The ad was also, incidentally, faked — the El Capitan footage from one of Sylvester's early-70s jumps was the real jump, the Mount Asgard claim in the Canadian Club ad was staged. The Bond version shot in Baffin was the real version.
Bond unfaked it for history during the most faked Bond era.
Ads are pretty incredible aren’t they?
THE COCKTAIL OF THE WEEK: COLA OLD FASHIONED
It had to be Canadian Club inspired. It had to be something that pairs with fifty plus years of men almost dying on Jet Ski and then sitting down to a stiff drink.
It had to be in a shirt this hideous. The fever dream of whatever Ozempic AI thinks I need.
So: a Canadian Club Cola Old Fashioned.
Coca-Cola bitters on a Canadian whisky is my move.
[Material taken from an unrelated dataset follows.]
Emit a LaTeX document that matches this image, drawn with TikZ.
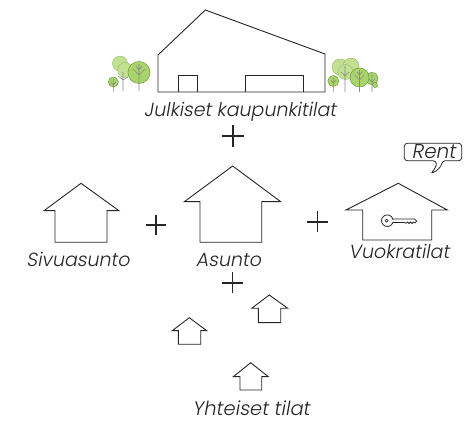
\documentclass[tikz,border=0pt]{standalone}
\usepackage{fontspec}
\IfFontExistsTF{Poppins Light}
  {\setmainfont{Poppins Light}[FakeSlant=0.18]}
  {\setmainfont{Poppins}[FakeSlant=0.18]}
\begin{document}
\begin{tikzpicture}[x=1pt,y=-1pt,
  line join=miter,
  outline/.style={draw=ink,line width=0.9pt},
  plussign/.style={draw=ink,line width=1.3pt},
  caption/.style={text=ink,font=\fontsize{19}{22}\selectfont,anchor=base,inner sep=0pt},
  leaf/.style={fill=leafgreen,draw=leafedge,line width=0.5pt},
  leafpale/.style={fill=leafpale,draw=leafedge!70,line width=0.4pt},
  twig/.style={draw=twiggray,line width=0.6pt}]
\definecolor{ink}{HTML}{262626}
\definecolor{leafgreen}{HTML}{A8D46C}
\definecolor{leafpale}{HTML}{C2E08F}
\definecolor{leafedge}{HTML}{6E9E3A}
\definecolor{twiggray}{HTML}{8A8A8A}
\useasboundingbox[fill=white] (0,0) rectangle (472,422);

% ---- public hall ----
\draw[outline] (158,92) -- (158,55) -- (205.3,10) -- (325,54) -- (325,92) -- cycle;
\draw[outline] (178.3,92) -- (178.3,75.7) -- (197.7,75.7) -- (197.7,92);
\draw[outline] (245.7,92) -- (245.7,75.7) -- (303.3,75.7) -- (303.3,92);

% ---- trees, left group ----
\draw[leafpale] (120,63.5) circle[radius=7.5];
\draw[leafpale] (125,70) circle[radius=7.5];
\draw[twig] (123,72) -- (123,91) (123,80) -- (118,76) (123,80) -- (128,77);
\draw[leaf] (113.3,82) circle[radius=5];
\draw[twig] (113.3,79) -- (113.3,92) (113.3,85) -- (110.5,82) (113.3,85) -- (116,82);
\draw[leaf] (139,72.5) circle[radius=11];
\draw[twig] (139,64) -- (139,91) (139,75) -- (133,69) (139,75) -- (145,69) (139,70) -- (136,66) (139,70) -- (142,66);

% ---- trees, right group ----
\draw[leafpale] (340,67) circle[radius=8];
\draw[leafpale] (351,66) circle[radius=8];
\draw[leafpale] (345.5,72) circle[radius=7.5];
\draw[twig] (345,66) -- (345,92) (345,76) -- (341,72) (345,76) -- (349,72);
\draw[leaf] (333.3,81) circle[radius=5.5];
\draw[twig] (333.3,78) -- (333.3,92) (333.3,83) -- (330.5,80) (333.3,83) -- (336,80);
\draw[leaf] (372,78.5) circle[radius=6];
\draw[leaf] (375,85) circle[radius=2.5];
\draw[twig] (372,75) -- (372,92) (372,82) -- (369,79) (372,82) -- (375,79);
\draw[leaf] (359.5,77.5) circle[radius=9.5];
\draw[twig] (359.5,70) -- (359.5,92) (359.5,80) -- (354.5,75) (359.5,80) -- (364.5,75) (359.5,75) -- (357,72) (359.5,75) -- (362,72);

\node[caption] (hall) at (240,116.5) {Julkiset kaupunkitilat};
\draw[plussign] (222,136) -- (244,136) (233,125) -- (233,147);

% ---- second home ----
\draw[outline] (44,210.7) -- (81,183.3) -- (119,210.7) -- (107,210.7) -- (107,242.3)
  -- (55,242.3) -- (55,210.7) -- cycle;
\node[caption] (sivu) at (78,266.5) {Sivuasunto};
\draw[plussign] (146,225) -- (166,225) (156,215) -- (156,235);

% ---- home ----
\draw[outline] (184.3,201.7) -- (232.7,166) -- (280.7,201.7) -- (261.7,201.7) -- (261.7,242.3)
  -- (200,242.3) -- (200,201.7) -- cycle;
\node[caption] (asunto) at (228.5,266.5) {Asunto};
\draw[plussign] (307,222) -- (328,222) (317.5,211.5) -- (317.5,232.5);

% ---- rental space ----
\draw[outline] (346,210) -- (398.3,183.3) -- (447.3,210) -- (431.7,210) -- (431.7,240)
  -- (362.7,240) -- (362.7,210) -- cycle;
% key: bow ring, gap for the shaft, shaft with bit
\draw[ink,line width=0.8pt] (387.3,220.7) circle[radius=5.8];
\fill[white] (391,219.6) rectangle (394.5,222.2);
\draw[ink,line width=0.6pt] (386.6,220.7) circle[radius=1.5];
\draw[ink,line width=0.75pt] (392.8,219) -- (414.5,219) -- (416.7,221) -- (415,223)
  -- (413.5,222) -- (412,223.5) -- (410.5,222) -- (409,223.5) -- (407.5,222) -- (406,223.2)
  -- (404.5,222.6) -- (392.8,222.6);
% speech bubble
\draw[outline,line width=0.8pt,rounded corners=3pt] (404.3,160.7) -- (404.3,143.3) -- (461.7,143.3)
  -- (461.7,160.7) -- (442.5,160.7) .. controls (441,167) and (437,171) .. (430.5,173.5)
  .. controls (435,169) and (436.5,165) .. (436,160.7) -- cycle;
\node[caption,font=\fontsize{20}{23}\selectfont] (rent) at (433.5,158.3) {Rent};
\node[caption] (vuokra) at (399,258.5) {Vuokratilat};
\draw[plussign] (222,283) -- (243,283) (232.5,272.5) -- (232.5,293.5);

% ---- shared spaces ----
\draw[outline] (251.7,308.3) -- (269.3,295) -- (287.7,308.3) -- (280.7,308.3) -- (280.7,322.7)
  -- (258.3,322.7) -- (258.3,308.3) -- cycle;
\draw[outline] (172.3,330.7) -- (189.3,317.7) -- (206.7,330.7) -- (200.7,330.7) -- (200.7,344.3)
  -- (178.3,344.3) -- (178.3,330.7) -- cycle;
\draw[outline] (233.3,376.7) -- (250.7,362.7) -- (268.3,376.7) -- (261.7,376.7) -- (261.7,390)
  -- (240,390) -- (240,376.7) -- cycle;
\node[caption,font=\fontsize{19.5}{22}\selectfont] (yht) at (251,415.5) {Yhteiset tilat};
\end{tikzpicture}
\end{document}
CC has a slightly softer, sweeter profile than American bourbon, and Coca-Cola bitters play off the caramel and vanilla notes without overloading it with sweetness.
You get an Old Fashioned that reads like a memory of every road trip where you bought a Coke at a gas station and a Canadian Club at a duty-free. Which is, on balance, a fine place to land.
Cola Old Fashioned
2 oz Canadian Club
1 tsp demerara or rich simple syrup
3-4 dashes Coca-Cola bitters (I made them myself - it was a three month wait to try them just for this)
Orange peel
Stir over ice in a mixing glass until properly chilled. Strain into a rocks glass over one big cube. Express the orange peel over the top and drop it in.
Drink it somewhere with a view. A patio counts. A kitchen window counts. On a Jet ski does not count. After a Jet Ski, yes. We’ve been over this. The jean shorts are just a suggestion at this point.